— Start —

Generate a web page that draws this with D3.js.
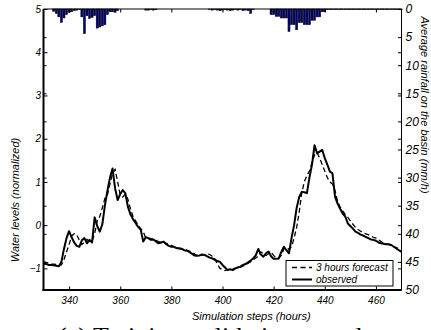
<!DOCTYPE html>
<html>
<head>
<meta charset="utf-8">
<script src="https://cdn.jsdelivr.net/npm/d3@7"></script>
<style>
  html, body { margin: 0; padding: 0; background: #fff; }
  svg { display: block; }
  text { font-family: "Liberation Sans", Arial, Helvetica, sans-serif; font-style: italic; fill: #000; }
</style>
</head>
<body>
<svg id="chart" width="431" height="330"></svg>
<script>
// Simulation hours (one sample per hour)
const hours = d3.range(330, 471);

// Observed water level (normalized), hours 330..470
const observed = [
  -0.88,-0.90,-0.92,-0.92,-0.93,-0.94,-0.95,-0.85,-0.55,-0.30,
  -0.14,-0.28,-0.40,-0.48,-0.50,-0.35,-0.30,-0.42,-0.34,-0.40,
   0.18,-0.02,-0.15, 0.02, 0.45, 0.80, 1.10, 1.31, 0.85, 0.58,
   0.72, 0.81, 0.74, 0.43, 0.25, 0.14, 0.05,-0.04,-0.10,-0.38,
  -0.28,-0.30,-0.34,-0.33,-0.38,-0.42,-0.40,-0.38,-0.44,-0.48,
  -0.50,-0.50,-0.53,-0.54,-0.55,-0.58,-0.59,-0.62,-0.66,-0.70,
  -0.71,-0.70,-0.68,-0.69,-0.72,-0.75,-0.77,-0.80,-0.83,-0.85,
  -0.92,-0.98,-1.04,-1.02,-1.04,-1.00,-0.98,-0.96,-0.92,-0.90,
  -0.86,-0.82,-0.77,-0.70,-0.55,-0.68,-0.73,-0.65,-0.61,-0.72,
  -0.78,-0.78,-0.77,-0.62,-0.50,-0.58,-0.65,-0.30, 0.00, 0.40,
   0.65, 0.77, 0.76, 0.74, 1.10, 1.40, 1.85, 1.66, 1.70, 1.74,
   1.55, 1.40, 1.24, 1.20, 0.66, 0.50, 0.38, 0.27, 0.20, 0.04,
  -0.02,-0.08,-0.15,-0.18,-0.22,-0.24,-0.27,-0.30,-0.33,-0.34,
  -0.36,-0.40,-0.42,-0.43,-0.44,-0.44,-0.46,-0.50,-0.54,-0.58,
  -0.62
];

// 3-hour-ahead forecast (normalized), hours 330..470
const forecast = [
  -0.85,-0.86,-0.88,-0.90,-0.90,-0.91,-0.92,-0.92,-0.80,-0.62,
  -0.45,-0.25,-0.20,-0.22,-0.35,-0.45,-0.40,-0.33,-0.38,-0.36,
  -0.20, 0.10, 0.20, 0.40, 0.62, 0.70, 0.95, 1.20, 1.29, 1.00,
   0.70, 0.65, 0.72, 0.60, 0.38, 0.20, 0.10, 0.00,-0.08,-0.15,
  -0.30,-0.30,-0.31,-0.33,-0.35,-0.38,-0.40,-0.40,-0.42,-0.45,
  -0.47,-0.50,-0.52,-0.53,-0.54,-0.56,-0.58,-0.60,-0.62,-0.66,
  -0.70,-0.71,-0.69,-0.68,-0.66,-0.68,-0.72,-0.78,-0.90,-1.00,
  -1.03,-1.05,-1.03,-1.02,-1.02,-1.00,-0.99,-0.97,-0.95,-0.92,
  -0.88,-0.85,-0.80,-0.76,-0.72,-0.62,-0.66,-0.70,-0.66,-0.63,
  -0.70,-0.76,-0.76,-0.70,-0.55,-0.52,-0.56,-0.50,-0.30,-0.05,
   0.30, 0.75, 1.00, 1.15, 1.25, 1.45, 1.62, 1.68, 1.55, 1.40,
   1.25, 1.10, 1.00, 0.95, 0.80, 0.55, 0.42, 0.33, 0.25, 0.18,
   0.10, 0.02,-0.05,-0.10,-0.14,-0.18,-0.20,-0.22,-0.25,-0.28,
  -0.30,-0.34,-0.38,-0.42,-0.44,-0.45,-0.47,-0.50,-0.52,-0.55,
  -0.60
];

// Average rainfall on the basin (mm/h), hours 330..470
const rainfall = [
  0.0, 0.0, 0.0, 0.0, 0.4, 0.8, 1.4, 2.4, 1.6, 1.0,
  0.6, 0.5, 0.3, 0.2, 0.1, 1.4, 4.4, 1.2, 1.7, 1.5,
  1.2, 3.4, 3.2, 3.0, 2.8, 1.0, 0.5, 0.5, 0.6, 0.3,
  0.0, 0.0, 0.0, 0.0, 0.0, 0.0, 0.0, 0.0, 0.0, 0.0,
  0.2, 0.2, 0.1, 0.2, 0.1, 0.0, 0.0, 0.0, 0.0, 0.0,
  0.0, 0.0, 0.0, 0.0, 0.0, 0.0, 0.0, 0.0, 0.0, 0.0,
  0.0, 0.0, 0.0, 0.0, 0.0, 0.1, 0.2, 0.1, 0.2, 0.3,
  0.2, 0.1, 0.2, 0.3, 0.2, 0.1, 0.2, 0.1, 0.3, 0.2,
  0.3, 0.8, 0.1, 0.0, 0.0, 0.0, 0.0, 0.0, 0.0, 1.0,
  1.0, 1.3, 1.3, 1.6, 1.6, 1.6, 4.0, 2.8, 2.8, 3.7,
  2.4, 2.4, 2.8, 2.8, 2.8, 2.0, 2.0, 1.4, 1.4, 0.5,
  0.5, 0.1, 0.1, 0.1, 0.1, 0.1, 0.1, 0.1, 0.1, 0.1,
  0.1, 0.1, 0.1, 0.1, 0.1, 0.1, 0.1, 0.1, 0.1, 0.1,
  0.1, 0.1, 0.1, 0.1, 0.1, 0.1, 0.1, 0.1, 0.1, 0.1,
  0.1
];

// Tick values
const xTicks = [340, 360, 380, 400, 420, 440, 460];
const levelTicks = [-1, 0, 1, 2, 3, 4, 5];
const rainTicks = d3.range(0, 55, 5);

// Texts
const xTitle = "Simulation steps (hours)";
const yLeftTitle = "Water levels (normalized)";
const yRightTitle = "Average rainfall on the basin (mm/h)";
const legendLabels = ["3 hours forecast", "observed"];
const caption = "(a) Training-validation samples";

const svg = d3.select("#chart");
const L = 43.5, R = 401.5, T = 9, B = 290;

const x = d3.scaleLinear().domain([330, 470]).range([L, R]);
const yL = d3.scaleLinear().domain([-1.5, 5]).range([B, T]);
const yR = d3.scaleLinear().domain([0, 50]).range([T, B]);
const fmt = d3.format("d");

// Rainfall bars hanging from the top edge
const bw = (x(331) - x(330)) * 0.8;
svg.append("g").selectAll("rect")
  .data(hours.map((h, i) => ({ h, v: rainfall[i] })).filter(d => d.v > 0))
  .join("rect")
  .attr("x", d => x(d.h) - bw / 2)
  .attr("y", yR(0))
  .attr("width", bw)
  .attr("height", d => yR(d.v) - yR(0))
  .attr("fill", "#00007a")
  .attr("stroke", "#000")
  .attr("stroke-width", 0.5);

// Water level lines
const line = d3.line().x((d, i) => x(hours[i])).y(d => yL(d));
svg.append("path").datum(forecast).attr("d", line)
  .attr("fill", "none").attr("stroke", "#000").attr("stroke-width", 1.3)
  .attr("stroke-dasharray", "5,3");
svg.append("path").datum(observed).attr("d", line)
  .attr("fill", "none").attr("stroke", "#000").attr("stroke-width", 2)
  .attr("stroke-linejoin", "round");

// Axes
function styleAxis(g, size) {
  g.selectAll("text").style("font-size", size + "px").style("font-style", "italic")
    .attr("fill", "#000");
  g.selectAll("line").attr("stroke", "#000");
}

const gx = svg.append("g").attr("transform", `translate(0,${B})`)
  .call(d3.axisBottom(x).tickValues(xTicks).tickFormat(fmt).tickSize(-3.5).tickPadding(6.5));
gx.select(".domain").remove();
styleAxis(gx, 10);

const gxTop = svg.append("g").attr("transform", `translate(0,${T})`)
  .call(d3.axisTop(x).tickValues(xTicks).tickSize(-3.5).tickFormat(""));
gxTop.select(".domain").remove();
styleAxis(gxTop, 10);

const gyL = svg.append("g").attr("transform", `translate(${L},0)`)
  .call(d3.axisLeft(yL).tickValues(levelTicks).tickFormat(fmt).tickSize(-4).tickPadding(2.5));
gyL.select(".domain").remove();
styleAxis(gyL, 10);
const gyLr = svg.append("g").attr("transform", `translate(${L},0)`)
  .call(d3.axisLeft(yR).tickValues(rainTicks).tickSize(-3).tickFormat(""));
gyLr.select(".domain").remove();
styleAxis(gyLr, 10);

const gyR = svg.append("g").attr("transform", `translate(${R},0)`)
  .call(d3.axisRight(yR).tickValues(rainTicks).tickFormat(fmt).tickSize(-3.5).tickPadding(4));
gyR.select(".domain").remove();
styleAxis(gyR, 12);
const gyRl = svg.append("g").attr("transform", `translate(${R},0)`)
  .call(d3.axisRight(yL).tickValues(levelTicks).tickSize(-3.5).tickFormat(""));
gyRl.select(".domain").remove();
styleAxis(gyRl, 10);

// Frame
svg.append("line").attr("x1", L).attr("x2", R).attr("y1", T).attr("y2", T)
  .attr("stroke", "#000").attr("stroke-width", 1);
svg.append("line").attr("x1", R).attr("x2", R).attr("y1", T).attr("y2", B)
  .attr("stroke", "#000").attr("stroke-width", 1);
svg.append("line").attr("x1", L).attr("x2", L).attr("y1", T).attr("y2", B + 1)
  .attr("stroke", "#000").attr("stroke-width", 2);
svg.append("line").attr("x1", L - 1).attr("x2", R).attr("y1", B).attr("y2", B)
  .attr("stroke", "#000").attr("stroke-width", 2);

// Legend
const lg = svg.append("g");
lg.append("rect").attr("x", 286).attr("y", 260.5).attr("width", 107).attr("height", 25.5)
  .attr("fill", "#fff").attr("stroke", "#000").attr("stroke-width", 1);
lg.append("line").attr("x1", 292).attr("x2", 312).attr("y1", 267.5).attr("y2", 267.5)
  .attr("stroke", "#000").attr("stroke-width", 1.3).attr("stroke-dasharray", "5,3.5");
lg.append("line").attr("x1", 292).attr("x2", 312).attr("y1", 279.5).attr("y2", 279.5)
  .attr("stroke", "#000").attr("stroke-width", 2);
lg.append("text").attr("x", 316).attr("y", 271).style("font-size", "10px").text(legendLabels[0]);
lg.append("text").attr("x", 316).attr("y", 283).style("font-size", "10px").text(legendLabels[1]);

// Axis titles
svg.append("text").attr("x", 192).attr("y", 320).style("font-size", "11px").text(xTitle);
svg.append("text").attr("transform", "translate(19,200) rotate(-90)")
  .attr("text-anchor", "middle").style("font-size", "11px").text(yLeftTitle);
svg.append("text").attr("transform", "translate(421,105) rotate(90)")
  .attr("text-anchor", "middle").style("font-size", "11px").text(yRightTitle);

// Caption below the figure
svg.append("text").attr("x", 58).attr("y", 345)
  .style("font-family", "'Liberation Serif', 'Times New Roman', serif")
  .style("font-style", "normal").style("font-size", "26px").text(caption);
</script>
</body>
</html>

— End —

### EXERCISE DIRECTIONS
Take the lines from the start of the material to the line with "const hours = d3.range(330, 471);", both included, and transcribe them exactly without the pictures.

### PROBLEM SOLUTION
Generate a web page that draws this with D3.js.
<!DOCTYPE html>
<html>
<head>
<meta charset="utf-8">
<script src="https://cdn.jsdelivr.net/npm/d3@7"></script>
<style>
  html, body { margin: 0; padding: 0; background: #fff; }
  svg { display: block; }
  text { font-family: "Liberation Sans", Arial, Helvetica, sans-serif; font-style: italic; fill: #000; }
</style>
</head>
<body>
<svg id="chart" width="431" height="330"></svg>
<script>
// Simulation hours (one sample per hour)
const hours = d3.range(330, 471);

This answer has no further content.